During a Wednesday press conference, Wolf said he would honor the referenda results.
But in a statement his office released Thursday, Wolf said the declaration allows more medical professionals to administer vaccines, provides families with access to food, and ensures counties and businesses are eligible for federal disaster recovery funding.
“COVID-19 vaccinations have increased dramatically in recent weeks and we are making significant progress in the fight to stop the spread of COVID-19,” Wolf said. “As previously announced, we are lifting all mitigation measures on Memorial Day, but we need just a little more time under this current disaster declaration to ensure that we do not risk valuable resources that will help Pennsylvania recover from the pandemic.

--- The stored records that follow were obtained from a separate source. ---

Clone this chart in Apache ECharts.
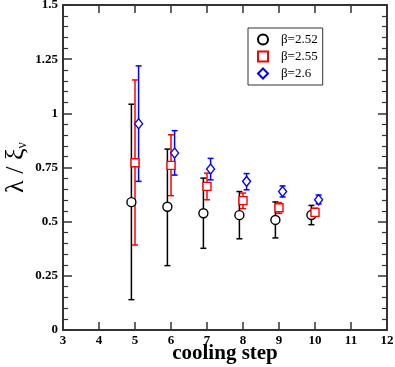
<!DOCTYPE html>
<html><head><meta charset="utf-8">
<script src="https://cdn.jsdelivr.net/npm/echarts@6/dist/echarts.min.js"></script>
<style>html,body{margin:0;padding:0;background:#fff}#c{width:395px;height:367px}</style>
</head><body><div id="c"></div>
<script>
const seriesNames = ['β=2.52', 'β=2.55', 'β=2.6'];
const x252 = [4.9, 5.9, 6.9, 7.9, 8.9, 9.9];
const y252 = [0.590, 0.569, 0.539, 0.530, 0.508, 0.531];
const lo252 = [0.140, 0.297, 0.377, 0.421, 0.425, 0.486];
const hi252 = [1.042, 0.835, 0.701, 0.639, 0.591, 0.575];
const x255 = [5, 6, 7, 8, 9, 10];
const y255 = [0.772, 0.760, 0.663, 0.597, 0.564, 0.543];
const lo255 = [0.392, 0.620, 0.601, 0.560, 0.538, 0.525];
const hi255 = [1.154, 0.901, 0.724, 0.632, 0.587, 0.562];
const x26 = [5.1, 6.1, 7.1, 8.1, 9.1, 10.1];
const y26 = [0.952, 0.817, 0.743, 0.686, 0.639, 0.601];
const lo26 = [0.686, 0.715, 0.693, 0.647, 0.614, 0.582];
const hi26 = [1.219, 0.920, 0.792, 0.722, 0.665, 0.623];

const groups = [
  {name: seriesNames[0], xs: x252, ys: y252, lo: lo252, hi: hi252, color: '#000000', symbol: 'circle', size: 9},
  {name: seriesNames[1], xs: x255, ys: y255, lo: lo255, hi: hi255, color: '#ff0000', symbol: 'rect', size: 8},
  {name: seriesNames[2], xs: x26, ys: y26, lo: lo26, hi: hi26, color: '#0000ff', symbol: 'diamond', size: 9}
];

const axisColor = '#333';
const labelFont = {fontFamily: 'Liberation Serif', fontWeight: 'bold', fontSize: 13, color: '#000'};

function errSeries(g) {
  return {
    type: 'custom',
    xAxisIndex: 0, yAxisIndex: 0,
    silent: true,
    data: g.xs.map((x, i) => [x, g.lo[i], g.hi[i]]),
    renderItem: function (params, api) {
      const lo = api.coord([api.value(0), api.value(1)]);
      const hi = api.coord([api.value(0), api.value(2)]);
      const w = 3;
      const style = {stroke: g.color, lineWidth: 1.5};
      return {
        type: 'group',
        children: [
          {type: 'line', shape: {x1: lo[0], y1: lo[1], x2: hi[0], y2: hi[1]}, style: style},
          {type: 'line', shape: {x1: lo[0] - w, y1: lo[1], x2: lo[0] + w, y2: lo[1]}, style: style},
          {type: 'line', shape: {x1: hi[0] - w, y1: hi[1], x2: hi[0] + w, y2: hi[1]}, style: style}
        ]
      };
    },
    z: 2
  };
}

function ptSeries(g) {
  return {
    type: 'scatter',
    name: g.name,
    xAxisIndex: 0, yAxisIndex: 0,
    data: g.xs.map((x, i) => [x, g.ys[i]]),
    symbol: g.symbol,
    symbolSize: g.symbol === 'diamond' ? [8, 10] : g.size,
    itemStyle: {color: '#fff', borderColor: g.color, borderWidth: 1.4, opacity: 1},
    z: 3
  };
}

const series = [];
groups.forEach(g => series.push(errSeries(g)));
groups.forEach(g => series.push(ptSeries(g)));

const chart = echarts.init(document.getElementById('c'), null, {renderer: 'canvas'});
chart.setOption({
  animation: false,
  backgroundColor: '#fff',
  grid: {left: 63, right: 8, top: 5, bottom: 37, containLabel: false, outerBoundsMode: 'none'},
  legend: {
    orient: 'vertical', left: 248, top: 28,
    data: seriesNames,
    borderColor: '#333', borderWidth: 1,
    padding: [5, 5, 5, 9],
    itemGap: 4, itemWidth: 10, itemHeight: 10,
    textStyle: {fontFamily: 'Liberation Serif', fontSize: 13, color: '#000', padding: [0, 0, 0, 8]}
  },
  xAxis: [
    {
      type: 'value', min: 3, max: 12, interval: 1, position: 'bottom',
      name: 'cooling step', nameLocation: 'middle', nameGap: 13, nameMoveOverlap: false,
      nameTextStyle: {fontFamily: 'Liberation Serif', fontWeight: 'bold', fontSize: 21, color: '#000', verticalAlign: 'top'},
      axisLine: {show: true, onZero: false, lineStyle: {color: axisColor, width: 2}},
      axisTick: {show: true, inside: true, length: 8, lineStyle: {color: axisColor, width: 1.5}},
      axisLabel: Object.assign({margin: 4}, labelFont),
      splitLine: {show: false}
    },
    {
      type: 'value', min: 3, max: 12, interval: 1, position: 'top',
      axisLine: {show: true, onZero: false, lineStyle: {color: axisColor, width: 2}},
      axisTick: {show: true, inside: true, length: 8, lineStyle: {color: axisColor, width: 1.5}},
      axisLabel: {show: false},
      splitLine: {show: false}
    }
  ],
  yAxis: [
    {
      type: 'value', min: 0, max: 1.5, interval: 0.25, position: 'left',
      name: 'λ / ξ{sub|ν}', nameLocation: 'middle', nameGap: 34, nameRotate: 90, nameMoveOverlap: false,
      nameTextStyle: {fontFamily: 'Liberation Serif', fontSize: 26, color: '#000',
        rich: {sub: {fontFamily: 'Liberation Serif', fontSize: 14, color: '#000', verticalAlign: 'bottom', padding: [12, 0, 0, 0]}}},
      axisLine: {show: true, onZero: false, lineStyle: {color: axisColor, width: 2}},
      axisTick: {show: true, inside: true, length: 9, lineStyle: {color: axisColor, width: 1.5}},
      minorTick: {show: true, splitNumber: 5, length: 5, lineStyle: {color: axisColor, width: 1.2}},
      axisLabel: Object.assign({margin: 5}, labelFont),
      splitLine: {show: false}
    },
    {
      type: 'value', min: 0, max: 1.5, interval: 0.25, position: 'right',
      axisLine: {show: true, onZero: false, lineStyle: {color: axisColor, width: 2}},
      axisTick: {show: true, inside: true, length: 9, lineStyle: {color: axisColor, width: 1.5}},
      minorTick: {show: true, splitNumber: 5, length: 5, lineStyle: {color: axisColor, width: 1.2}},
      axisLabel: {show: false},
      splitLine: {show: false}
    }
  ],
  series: series
});
</script>
</body></html>
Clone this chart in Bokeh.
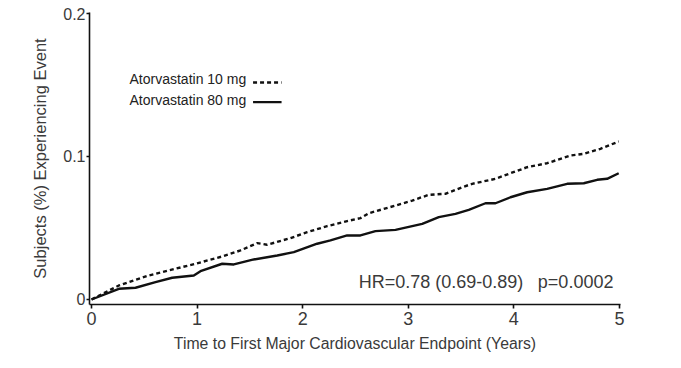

Though restrictions are scheduled to be lifted on May 31, the mask mandate will be in effect until 70 percent of Pennsylvania adults are fully vaccinated.
House Republican spokesperson Jason Gottesman told the Capital-Star Wednesday that the chamber’s majority Republican leadership will discuss what to do when it reconvenes for voting sessions next week.
Gottesman said that the caucus’ legal analysis concluded that lawmakers could take action at that point to end Wolf’s emergency declarations, even if the amendment still isn’t official.
Following the announcement of the extension, Senate Majority Leader Kim Ward, R-Westmoreland, said legislative leaders engaged with the governor to discuss next steps. In the future, Ward said the General Assembly will operate under the framework established by the constitutional changes approved during the primary.
“As part of this transition, the governor will be handing over specific information to the General Assembly that has not been shared previously,” Ward said in a statement. “These details are needed by the General Assembly to take the necessary next steps to expedite the reopening of our state.”